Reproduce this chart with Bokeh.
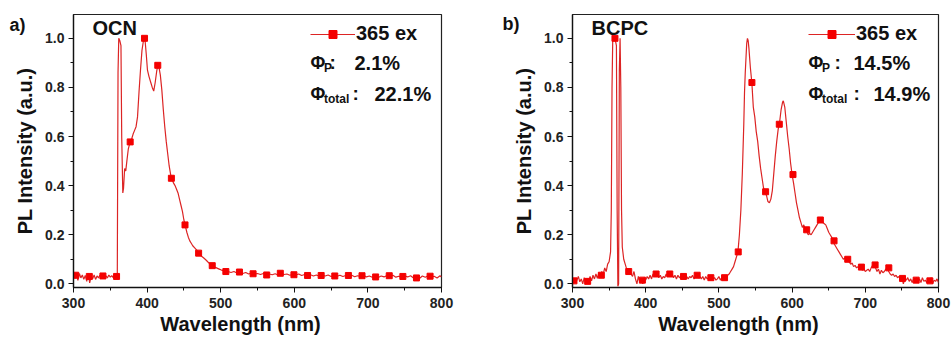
from bokeh.plotting import figure
from bokeh.layouts import row
from bokeh.models import (SingleIntervalTicker, FixedTicker, PrintfTickFormatter,
                          CustomJSTickFormatter, LinearAxis, Label, Legend, LegendItem)
from bokeh.embed import file_html
from bokeh.resources import INLINE

# ---------------- data: (wavelength nm, normalised PL intensity) ----------------
OCN_BASE = [(300, 0.045), (302, 0.022), (304, 0.038), (306, 0.014), (308, 0.042),
            (310, 0.024), (312, 0.036), (314, 0.018), (316, 0.034), (318, 0.010),
            (320, 0.042), (322, 0.004), (324, 0.030), (326, 0.020), (328, 0.036),
            (330, 0.018), (332, 0.032), (334, 0.024), (336, 0.036), (338, 0.022),
            (340, 0.034), (342, 0.026), (344, 0.032), (346, 0.024), (348, 0.036),
            (350, 0.027), (352, 0.033), (354, 0.025), (356, 0.034), (358, 0.028),
            (359.5, 0.030)]
OCN_PEAK = [(360.5, 0.86), (361.5, 1.00), (363, 0.99), (364.5, 0.97), (365.5, 0.60),
            (367, 0.37), (368, 0.39), (369.5, 0.47), (371, 0.46), (372.5, 0.50),
            (374.5, 0.55), (377, 0.578), (379, 0.59), (381, 0.61), (383, 0.625),
            (385, 0.64), (387, 0.68), (389, 0.78), (391, 0.87), (393, 0.95),
            (395, 0.99), (397, 1.00), (399, 0.93), (400.5, 0.87), (402.5, 0.845),
            (405, 0.82), (407, 0.80), (409, 0.785), (411, 0.82), (413, 0.865),
            (414.5, 0.89), (416, 0.885), (418, 0.85), (420, 0.79), (422, 0.71),
            (424, 0.64), (426, 0.58), (428, 0.53), (430, 0.48), (432, 0.445),
            (434, 0.425), (436, 0.41), (438, 0.40), (440, 0.385), (442, 0.37),
            (444, 0.345), (446, 0.32), (448, 0.295), (450, 0.26), (452, 0.235),
            (454, 0.21), (456, 0.19), (458, 0.175), (460, 0.165), (462, 0.155),
            (465, 0.145), (468, 0.135), (471, 0.122), (474, 0.112), (477, 0.105),
            (480, 0.097), (483, 0.088), (486, 0.080), (489, 0.073), (492, 0.068),
            (495, 0.064), (498, 0.060), (501, 0.056), (504, 0.053), (507, 0.050),
            (510, 0.050)]
OCN_TAIL = [(514, 0.046), (518, 0.050), (522, 0.044), (526, 0.048), (530, 0.042),
            (534, 0.046), (538, 0.040), (542, 0.044), (546, 0.040), (550, 0.042),
            (554, 0.038), (558, 0.042), (562, 0.036), (566, 0.040), (570, 0.037),
            (574, 0.041), (578, 0.036), (582, 0.043), (586, 0.038), (590, 0.040),
            (594, 0.035), (598, 0.039), (602, 0.036), (606, 0.040), (610, 0.034),
            (614, 0.038), (618, 0.033), (622, 0.037), (626, 0.032), (630, 0.036),
            (634, 0.031), (638, 0.035), (642, 0.032), (646, 0.036), (650, 0.030),
            (654, 0.034), (658, 0.031), (662, 0.035), (666, 0.030), (670, 0.034),
            (674, 0.031), (678, 0.035), (682, 0.029), (686, 0.033), (690, 0.030),
            (694, 0.035), (698, 0.028), (702, 0.032), (706, 0.027), (710, 0.031),
            (714, 0.026), (718, 0.032), (722, 0.028), (726, 0.034), (730, 0.030),
            (734, 0.035), (738, 0.027), (742, 0.031), (746, 0.026), (750, 0.032),
            (754, 0.028), (758, 0.033), (762, 0.024), (766, 0.030), (770, 0.022),
            (774, 0.032), (778, 0.027), (782, 0.033), (786, 0.026), (790, 0.031),
            (794, 0.024), (798, 0.033), (800, 0.028)]
OCN_MARK_WL = [303, 321.5, 340, 358.5, 377, 396.5, 414.5, 433, 451.5, 470, 488.5,
               507, 525.5, 544, 562.5, 581, 599.5, 618, 636.5, 655, 673.5, 692,
               710.5, 729, 747.5, 766, 784.5]
OCN_MARK_PL = [0.035, 0.030, 0.032, 0.030, 0.578, 1.000, 0.890, 0.430, 0.240,
               0.125, 0.074, 0.050, 0.048, 0.041, 0.036, 0.043, 0.037, 0.034,
               0.034, 0.032, 0.034, 0.033, 0.028, 0.033, 0.030, 0.024, 0.031]

BCPC_BASE = [(300, 0.000), (302, 0.020), (304, 0.005), (306, 0.015), (308, 0.030),
             (310, 0.008), (312, 0.020), (314, 0.000), (316, 0.025), (318, 0.005),
             (320, 0.020), (322, 0.010), (324, 0.030), (326, 0.012), (328, 0.035),
             (330, 0.020), (332, 0.040), (334, 0.022), (336, 0.045), (338, 0.030),
             (340, 0.050), (342, 0.038), (344, 0.065), (346, 0.050), (348, 0.080),
             (350, 0.090), (352, 0.130), (353, 0.300), (354, 0.800), (355, 1.000),
             (357, 1.000), (358, 1.000), (360, 0.970), (361, 0.300), (362, -0.010),
             (363, 0.000), (364, 0.870), (365, 1.000), (366, 0.800), (367, 0.300),
             (368, 0.150), (370, 0.100), (372, 0.080), (374, 0.060), (376, 0.050),
             (378, 0.060), (380, 0.040), (382, 0.030), (384, 0.050), (386, 0.020),
             (388, 0.000), (390, 0.030), (392, 0.005), (394, 0.020), (396, 0.000),
             (398, 0.025), (400, 0.015), (402, 0.030), (404, 0.020), (406, 0.035),
             (408, 0.020), (410, 0.040), (412, 0.030), (414, 0.045), (416, 0.035),
             (418, 0.025), (420, 0.035), (422, 0.020), (424, 0.030), (426, 0.025),
             (428, 0.040), (430, 0.030), (432, 0.045), (434, 0.030), (436, 0.040),
             (438, 0.025), (440, 0.035), (442, 0.020), (444, 0.035), (446, 0.025),
             (448, 0.030), (450, 0.020), (452, 0.035), (454, 0.025), (456, 0.030),
             (458, 0.020), (460, 0.030), (462, 0.025), (464, 0.035), (466, 0.020),
             (468, 0.030), (470, 0.035), (472, 0.025), (474, 0.030), (476, 0.020),
             (478, 0.030), (480, 0.015), (482, 0.030), (484, 0.020), (486, 0.025),
             (488, 0.015), (490, 0.030), (492, 0.020), (494, 0.025), (496, 0.015),
             (498, 0.020), (500, 0.030), (502, 0.015), (504, 0.025), (506, 0.020),
             (508, 0.030), (510, 0.025), (512, 0.035), (514, 0.040), (516, 0.050),
             (518, 0.060), (520, 0.070), (522, 0.090), (524, 0.110)]
BCPC_PEAK = [(526, 0.130), (528, 0.200), (530, 0.300), (532, 0.450), (534, 0.650),
             (535, 0.780), (536, 0.860), (537, 0.920), (538, 0.980), (539, 1.000),
             (540, 0.990), (541, 0.960), (542, 0.920), (543, 0.880), (545, 0.820),
             (547, 0.720), (549, 0.680), (551, 0.620), (553, 0.580), (555, 0.520),
             (557, 0.470), (559, 0.430), (561, 0.390), (563, 0.375), (565, 0.360),
             (567, 0.335), (569, 0.330), (571, 0.345), (573, 0.380), (575, 0.450),
             (577, 0.520), (579, 0.580), (581, 0.630), (583, 0.660), (585, 0.710),
             (587, 0.740), (588, 0.745), (590, 0.720), (592, 0.660), (594, 0.600),
             (596, 0.550), (598, 0.490), (600, 0.445), (602, 0.410), (604, 0.370),
             (606, 0.330), (608, 0.300), (610, 0.270), (612, 0.250), (614, 0.230),
             (616, 0.240), (618, 0.220), (620, 0.215), (622, 0.200), (624, 0.205),
             (626, 0.200), (628, 0.210), (630, 0.220), (632, 0.230), (634, 0.240),
             (636, 0.250), (638, 0.260), (640, 0.265), (642, 0.250), (644, 0.245),
             (646, 0.240), (648, 0.225), (650, 0.210), (652, 0.200), (654, 0.190),
             (656, 0.175), (658, 0.160), (660, 0.150), (662, 0.140), (664, 0.130),
             (666, 0.120), (668, 0.110), (670, 0.100)]
BCPC_TAIL = [(672, 0.105), (674, 0.100), (676, 0.095), (678, 0.090), (680, 0.080),
             (682, 0.085), (684, 0.070), (686, 0.075), (688, 0.065), (690, 0.070),
             (692, 0.060), (694, 0.070), (696, 0.055), (698, 0.060), (700, 0.050),
             (702, 0.055), (704, 0.060), (706, 0.050), (708, 0.065), (710, 0.075),
             (712, 0.080), (714, 0.065), (716, 0.050), (718, 0.060), (720, 0.040),
             (722, 0.055), (724, 0.045), (726, 0.050), (728, 0.060), (730, 0.065),
             (732, 0.050), (734, 0.040), (736, 0.035), (738, 0.040), (740, 0.030),
             (742, 0.035), (744, 0.025), (746, 0.030), (748, 0.020), (750, 0.025),
             (752, 0.000), (754, 0.020), (756, 0.015), (758, 0.025), (760, 0.010),
             (762, 0.020), (764, 0.005), (766, 0.020), (768, 0.015), (770, 0.025),
             (772, 0.010), (774, 0.020), (776, 0.005), (778, 0.025), (780, 0.010),
             (782, 0.015), (784, 0.005), (786, 0.020), (788, 0.010), (790, 0.025),
             (792, 0.000), (794, 0.015), (796, 0.010), (798, 0.020), (800, 0.005)]
BCPC_MARK_WL = [302, 320.7, 339.4, 358, 376.8, 395.5, 414.2, 432.9, 451.6, 470.3,
                489, 507.7, 526.4, 545.1, 563.8, 582.5, 601.2, 619.9, 638.6, 657.3,
                676, 694.7, 713.4, 732.1, 750.8, 769.5, 788.2]
BCPC_MARK_PL = [0.012, 0.010, 0.035, 1.000, 0.050, 0.015, 0.040, 0.040, 0.030,
                0.035, 0.025, 0.025, 0.130, 0.820, 0.375, 0.650, 0.445, 0.220,
                0.260, 0.175, 0.100, 0.068, 0.077, 0.065, 0.022, 0.015, 0.012]

X_TICK_STEP = 100
Y_TICK_STEP = 0.2

# ---------------- styling ----------------
FONT = "Liberation Sans"
INK = "#111111"
LINE_RED = "#dc2424"
MARK_RED = "#f40000"
X0, X1 = 300, 800
Y0, Y1 = -0.015, 1.097
TOP, BOTTOM, HEIGHT = 14, 50, 337


def text_axis(text, ticker, size, standoff):
    """A bare axis whose only job is to carry one labelled tick in a margin."""
    return LinearAxis(ticker=ticker,
                      formatter=CustomJSTickFormatter(code="return '%s';" % text),
                      axis_line_color=None, major_tick_line_color=None,
                      minor_tick_line_color=None, major_tick_in=0, major_tick_out=0,
                      major_label_standoff=standoff,
                      major_label_text_font=FONT, major_label_text_font_style="bold",
                      major_label_text_font_size=size, major_label_text_color=INK)


def build(width, left, right, tag, tag_cy, tag_shift, title_cx, name, curve,
          mk_wl, mk_pl, texts, legend_x, glyph_w):
    p = figure(width=width, height=HEIGHT, x_range=(X0, X1), y_range=(Y0, Y1),
               output_backend="svg", toolbar_location=None,
               min_border_left=left, min_border_right=right,
               min_border_top=TOP, min_border_bottom=BOTTOM)
    p.grid.visible = False
    p.background_fill_color = "white"
    p.border_fill_color = "white"
    p.outline_line_color = "#222222"
    p.outline_line_width = 1.2

    fw = width - left - right
    fh = HEIGHT - TOP - BOTTOM

    def at(cx, cy):
        return (X0 + (cx - left) / fw * (X1 - X0),
                Y1 - (cy - TOP) / fh * (Y1 - Y0))

    wl = [c[0] for c in curve]
    pl = [c[1] for c in curve]
    line_r = p.line(wl, pl, line_color=LINE_RED, line_width=1.2)
    mark_r = p.scatter(mk_wl, mk_pl, marker="square", size=6,
                       fill_color=MARK_RED, line_color=MARK_RED)

    p.xaxis.ticker = SingleIntervalTicker(interval=X_TICK_STEP, num_minor_ticks=2)
    p.yaxis.ticker = SingleIntervalTicker(interval=Y_TICK_STEP, num_minor_ticks=2)
    p.yaxis.formatter = PrintfTickFormatter(format="%.1f")
    for ax in (p.xaxis[0], p.yaxis[0]):
        ax.axis_line_color = INK
        ax.axis_line_width = 1.3
        ax.major_tick_line_color = INK
        ax.minor_tick_line_color = INK
        ax.major_tick_in = 0
        ax.major_tick_out = 5
        ax.minor_tick_in = 0
        ax.minor_tick_out = 3
        ax.major_label_text_font = FONT
        ax.major_label_text_font_style = "bold"
        ax.major_label_text_font_size = "14px"
        ax.major_label_text_color = "#222222"
    p.xaxis.major_label_standoff = 5
    p.yaxis.major_label_standoff = 4
    p.yaxis.axis_label = "PL Intensity (a.u.)"
    p.yaxis.axis_label_standoff = 6
    p.yaxis.axis_label_text_font = FONT
    p.yaxis.axis_label_text_font_style = "bold"
    p.yaxis.axis_label_text_font_size = "20px"
    p.yaxis.axis_label_text_color = INK

    # x-axis title, set slightly left of the frame centre
    title_x, _ = at(title_cx, 0)
    p.add_layout(text_axis("Wavelength (nm)", FixedTicker(ticks=[title_x], minor_ticks=[]),
                           "20px", 2), "below")

    # panel tag ("a)" / "b)") in the upper-left margin
    _, tag_y = at(0, tag_cy)
    p.add_layout(text_axis(tag, FixedTicker(ticks=[tag_y], minor_ticks=[]),
                           "18px", -tag_shift), "left")

    def put(text, cx, cy, size, align="left"):
        x, y = at(cx, cy)
        p.add_layout(Label(x=x, y=y, text=text, text_font=FONT,
                           text_font_style="bold", text_font_size=size,
                           text_color=INK, text_align=align,
                           text_baseline="middle"))

    put(name, left + 19, 27, "20px")
    for t in texts:
        put(*t)

    legend = Legend(items=[LegendItem(label="365 ex", renderers=[line_r, mark_r])],
                    location=(legend_x, 242), padding=0, margin=0, spacing=0,
                    glyph_width=glyph_w, glyph_height=20, label_height=20,
                    label_standoff=1, label_text_font=FONT,
                    label_text_font_style="bold", label_text_font_size="20px",
                    label_text_color=INK,
                    border_line_alpha=0, background_fill_alpha=0)
    p.add_layout(legend)
    return p


ocn_texts = [("Φ", 310, 62, "18px"), ("P", 323.5, 67.5, "12px"), (":", 329, 62, "19px"),
             ("2.1%", 354, 62, "20px"),
             ("Φ", 310, 93, "18px"), ("total", 323.5, 98.5, "12px"), (":", 352, 93, "19px"),
             ("22.1%", 374, 93, "20px")]
bcpc_texts = [("Φ", 328, 62, "18px"), ("P", 341.5, 67.5, "12px"), (":", 354, 62, "19px"),
              ("14.5%", 373, 62, "20px"),
              ("Φ", 328, 93, "18px"), ("total", 341.5, 98.5, "12px"), (":", 373, 93, "19px"),
              ("14.9%", 393, 93, "20px")]

pa = build(480, 73, 39, "a)", 24, 14, 240, "OCN", OCN_BASE + OCN_PEAK + OCN_TAIL,
           OCN_MARK_WL, OCN_MARK_PL, ocn_texts, 237, 45)
pb = build(471, 92, 13, "b)", 23, 9, 258, "BCPC", BCPC_BASE + BCPC_PEAK + BCPC_TAIL,
           BCPC_MARK_WL, BCPC_MARK_PL, bcpc_texts, 236, 47)

layout = row(pa, pb)
open("out.html", "w").write(file_html(layout, INLINE))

__TASK INSTRUCTIONS__: Output exactly the span of lines from the top of the listing through the line holding "from bokeh.resources import INLINE", and leave every picture out.

__WRITTEN RESPONSE__:
Reproduce this chart with Bokeh.
from bokeh.plotting import figure
from bokeh.layouts import row
from bokeh.models import (SingleIntervalTicker, FixedTicker, PrintfTickFormatter,
                          CustomJSTickFormatter, LinearAxis, Label, Legend, LegendItem)
from bokeh.embed import file_html
from bokeh.resources import INLINE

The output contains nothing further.